**Short exercise**: Transcribe the lines below verbatim, skipping the images.

**Source data**:
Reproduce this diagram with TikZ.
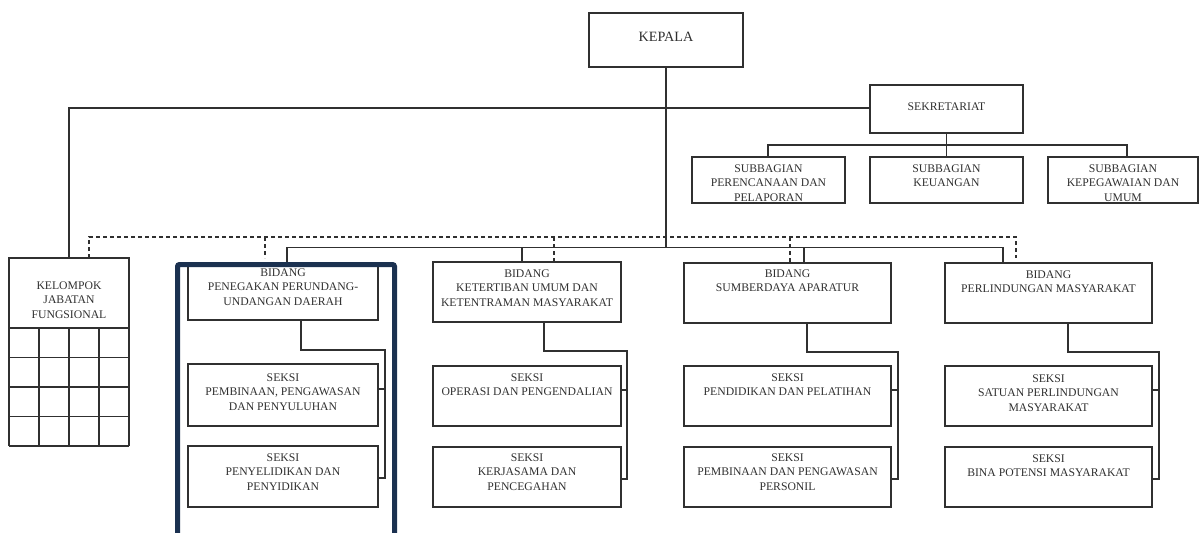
\documentclass[tikz,border=0pt]{standalone}
\usepackage{fontspec}
\setmainfont{Liberation Serif}
\definecolor{navy}{HTML}{1B3150}
\definecolor{ink}{HTML}{303030}
\tikzset{
  x=1pt, y=-1pt,
  box/.style={draw=ink, line width=1.1pt, inner sep=0pt, outer sep=0pt, anchor=north west},
  txt/.style={text=ink, font=\fontsize{11.7}{14.5}\selectfont, align=center, inner sep=0pt, anchor=north},
  conn/.style={draw=ink, line width=1.2pt},
  dashline/.style={draw=ink, line width=1.2pt, dash pattern=on 4pt off 3pt},
  hilite/.style={draw=navy, line width=5pt, rounded corners=2pt}
}
% name, x1, y1, x2, y2, first-line centre y, text
\newcommand\orgbox[7]{%
  \node[box, minimum width={(#4)-(#2)}, minimum height={(#5)-(#3)}] (#1) at (#2,#3) {};
  \node[txt] (#1t) at ({((#2)+(#4))/2},{(#6)-3.9}) {#7};}
\begin{document}
\begin{tikzpicture}
\useasboundingbox (0,0) rectangle (1200,533);
\fill[white] (0,0) rectangle (1200,533);

% top
\node[box, minimum width=154, minimum height=54] (kepala) at (589,13) {};
\node[txt, font=\fontsize{14.2}{16}\selectfont, anchor=center] (kepalat) at (666,37) {KEPALA};

\orgbox{sek}{870}{85}{1023}{133}{106}{SEKRETARIAT}
\orgbox{sb1}{692}{157}{845}{203}{168}{SUBBAGIAN\\PERENCANAAN DAN\\PELAPORAN}
\orgbox{sb2}{870}{157}{1023}{203}{168}{SUBBAGIAN\\KEUANGAN}
\orgbox{sb3}{1048}{157}{1198}{203}{168}{SUBBAGIAN\\KEPEGAWAIAN DAN\\UMUM}

\orgbox{kjf}{9}{258}{129}{328}{285}{KELOMPOK\\JABATAN\\FUNGSIONAL}

\orgbox{b1}{188}{266}{378}{320}{272}{BIDANG\\PENEGAKAN PERUNDANG-\\UNDANGAN DAERAH}
\orgbox{b2}{433}{262}{621}{322}{273}{BIDANG\\KETERTIBAN UMUM DAN\\KETENTRAMAN MASYARAKAT}
\orgbox{b3}{684}{263}{891}{323}{273}{BIDANG\\SUMBERDAYA APARATUR}
\orgbox{b4}{945}{263}{1152}{323}{274}{BIDANG\\PERLINDUNGAN MASYARAKAT}

\orgbox{s11}{188}{364}{378}{426}{377}{SEKSI\\PEMBINAAN, PENGAWASAN\\DAN PENYULUHAN}
\orgbox{s12}{188}{446}{378}{507}{457}{SEKSI\\PENYELIDIKAN DAN\\PENYIDIKAN}
\orgbox{s21}{433}{366}{621}{426}{377}{SEKSI\\OPERASI DAN PENGENDALIAN}
\orgbox{s22}{433}{447}{621}{507}{457}{SEKSI\\KERJASAMA DAN\\PENCEGAHAN}
\orgbox{s31}{684}{366}{891}{426}{377}{SEKSI\\PENDIDIKAN DAN PELATIHAN}
\orgbox{s32}{684}{447}{891}{507}{457}{SEKSI\\PEMBINAAN DAN PENGAWASAN\\PERSONIL}
\orgbox{s41}{945}{366}{1152}{426}{378}{SEKSI\\SATUAN PERLINDUNGAN\\MASYARAKAT}
\orgbox{s42}{945}{447}{1152}{507}{458}{SEKSI\\BINA POTENSI MASYARAKAT}

% grid under kelompok jabatan fungsional
\foreach \i in {0,...,4} {
  \draw[conn] ({9+30*\i},328) -- ({9+30*\i},446);
  \draw[conn] (9,{328+29.5*\i}) -- (129,{328+29.5*\i});
}

% connectors
\coordinate (busK) at (666,247.5);
\draw[conn] (kepala.south) -- (busK);
\draw[conn] (kjf.north -| 69,0) -- (69,108) -- (sek.west |- 0,108);
\draw[conn] (sek.south) -- (sb2.north);
\draw[conn] (sb1.north -| 768,0) |- (1127,145) -- (sb3.north -| 1127,0);

\draw[conn] (b1.north -| 287,0) |- (1003,247.5) -- (b4.north -| 1003,0);
\draw[conn] (522,247.5) -- (b2.north -| 522,0);
\draw[conn] (804,247.5) -- (b3.north -| 804,0);

\draw[dashline] (kjf.north -| 89,0) |- (1016,237) -- (1016,258);
\draw[dashline] (265,237) -- (265,258);
\draw[dashline] (554,237) -- (b2.north -| 554,0);
\draw[dashline] (790,237) -- (b3.north -| 790,0);

\draw[conn] (b1.south -| 301,0) |- (385,350) |- (s12.east |- 0,478);
\draw[conn] (385,389) -- (s11.east |- 0,389);
\draw[conn] (b2.south -| 544,0) |- (627,351) |- (s22.east |- 0,479);
\draw[conn] (627,390) -- (s21.east |- 0,390);
\draw[conn] (b3.south -| 807,0) |- (898,352) |- (s32.east |- 0,479);
\draw[conn] (898,390) -- (s31.east |- 0,390);
\draw[conn] (b4.south -| 1068,0) |- (1159,352) |- (s42.east |- 0,479);
\draw[conn] (1159,390) -- (s41.east |- 0,390);

% highlight frame
\draw[hilite] (177.5,533) -- (177.5,264.5) -- (394.5,264.5) -- (394.5,533);
\end{tikzpicture}
\end{document}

**Worked answer**:
Reproduce this diagram with TikZ.
\documentclass[tikz,border=0pt]{standalone}
\usepackage{fontspec}
\setmainfont{Liberation Serif}
\definecolor{navy}{HTML}{1B3150}
\definecolor{ink}{HTML}{303030}
\tikzset{
  x=1pt, y=-1pt,
  box/.style={draw=ink, line width=1.1pt, inner sep=0pt, outer sep=0pt, anchor=north west},
  txt/.style={text=ink, font=\fontsize{11.7}{14.5}\selectfont, align=center, inner sep=0pt, anchor=north},
  conn/.style={draw=ink, line width=1.2pt},
  dashline/.style={draw=ink, line width=1.2pt, dash pattern=on 4pt off 3pt},
  hilite/.style={draw=navy, line width=5pt, rounded corners=2pt}
}
% name, x1, y1, x2, y2, first-line centre y, text
\newcommand\orgbox[7]{%
  \node[box, minimum width={(#4)-(#2)}, minimum height={(#5)-(#3)}] (#1) at (#2,#3) {};
  \node[txt] (#1t) at ({((#2)+(#4))/2},{(#6)-3.9}) {#7};}
\begin{document}
\begin{tikzpicture}
\useasboundingbox (0,0) rectangle (1200,533);
\fill[white] (0,0) rectangle (1200,533);

% top
\node[box, minimum width=154, minimum height=54] (kepala) at (589,13) {};
\node[txt, font=\fontsize{14.2}{16}\selectfont, anchor=center] (kepalat) at (666,37) {KEPALA};

\orgbox{sek}{870}{85}{1023}{133}{106}{SEKRETARIAT}
\orgbox{sb1}{692}{157}{845}{203}{168}{SUBBAGIAN\\PERENCANAAN DAN\\PELAPORAN}
\orgbox{sb2}{870}{157}{1023}{203}{168}{SUBBAGIAN\\KEUANGAN}
\orgbox{sb3}{1048}{157}{1198}{203}{168}{SUBBAGIAN\\KEPEGAWAIAN DAN\\UMUM}

\orgbox{kjf}{9}{258}{129}{328}{285}{KELOMPOK\\JABATAN\\FUNGSIONAL}

\orgbox{b1}{188}{266}{378}{320}{272}{BIDANG\\PENEGAKAN PERUNDANG-\\UNDANGAN DAERAH}
\orgbox{b2}{433}{262}{621}{322}{273}{BIDANG\\KETERTIBAN UMUM DAN\\KETENTRAMAN MASYARAKAT}
\orgbox{b3}{684}{263}{891}{323}{273}{BIDANG\\SUMBERDAYA APARATUR}
\orgbox{b4}{945}{263}{1152}{323}{274}{BIDANG\\PERLINDUNGAN MASYARAKAT}

\orgbox{s11}{188}{364}{378}{426}{377}{SEKSI\\PEMBINAAN, PENGAWASAN\\DAN PENYULUHAN}
\orgbox{s12}{188}{446}{378}{507}{457}{SEKSI\\PENYELIDIKAN DAN\\PENYIDIKAN}
\orgbox{s21}{433}{366}{621}{426}{377}{SEKSI\\OPERASI DAN PENGENDALIAN}
\orgbox{s22}{433}{447}{621}{507}{457}{SEKSI\\KERJASAMA DAN\\PENCEGAHAN}
\orgbox{s31}{684}{366}{891}{426}{377}{SEKSI\\PENDIDIKAN DAN PELATIHAN}
\orgbox{s32}{684}{447}{891}{507}{457}{SEKSI\\PEMBINAAN DAN PENGAWASAN\\PERSONIL}
\orgbox{s41}{945}{366}{1152}{426}{378}{SEKSI\\SATUAN PERLINDUNGAN\\MASYARAKAT}
\orgbox{s42}{945}{447}{1152}{507}{458}{SEKSI\\BINA POTENSI MASYARAKAT}

% grid under kelompok jabatan fungsional
\foreach \i in {0,...,4} {
  \draw[conn] ({9+30*\i},328) -- ({9+30*\i},446);
  \draw[conn] (9,{328+29.5*\i}) -- (129,{328+29.5*\i});
}

% connectors
\coordinate (busK) at (666,247.5);
\draw[conn] (kepala.south) -- (busK);
\draw[conn] (kjf.north -| 69,0) -- (69,108) -- (sek.west |- 0,108);
\draw[conn] (sek.south) -- (sb2.north);
\draw[conn] (sb1.north -| 768,0) |- (1127,145) -- (sb3.north -| 1127,0);

\draw[conn] (b1.north -| 287,0) |- (1003,247.5) -- (b4.north -| 1003,0);
\draw[conn] (522,247.5) -- (b2.north -| 522,0);
\draw[conn] (804,247.5) -- (b3.north -| 804,0);

\draw[dashline] (kjf.north -| 89,0) |- (1016,237) -- (1016,258);
\draw[dashline] (265,237) -- (265,258);
\draw[dashline] (554,237) -- (b2.north -| 554,0);
\draw[dashline] (790,237) -- (b3.north -| 790,0);

\draw[conn] (b1.south -| 301,0) |- (385,350) |- (s12.east |- 0,478);
\draw[conn] (385,389) -- (s11.east |- 0,389);
\draw[conn] (b2.south -| 544,0) |- (627,351) |- (s22.east |- 0,479);
\draw[conn] (627,390) -- (s21.east |- 0,390);
\draw[conn] (b3.south -| 807,0) |- (898,352) |- (s32.east |- 0,479);
\draw[conn] (898,390) -- (s31.east |- 0,390);
\draw[conn] (b4.south -| 1068,0) |- (1159,352) |- (s42.east |- 0,479);
\draw[conn] (1159,390) -- (s41.east |- 0,390);

% highlight frame
\draw[hilite] (177.5,533) -- (177.5,264.5) -- (394.5,264.5) -- (394.5,533);
\end{tikzpicture}
\end{document}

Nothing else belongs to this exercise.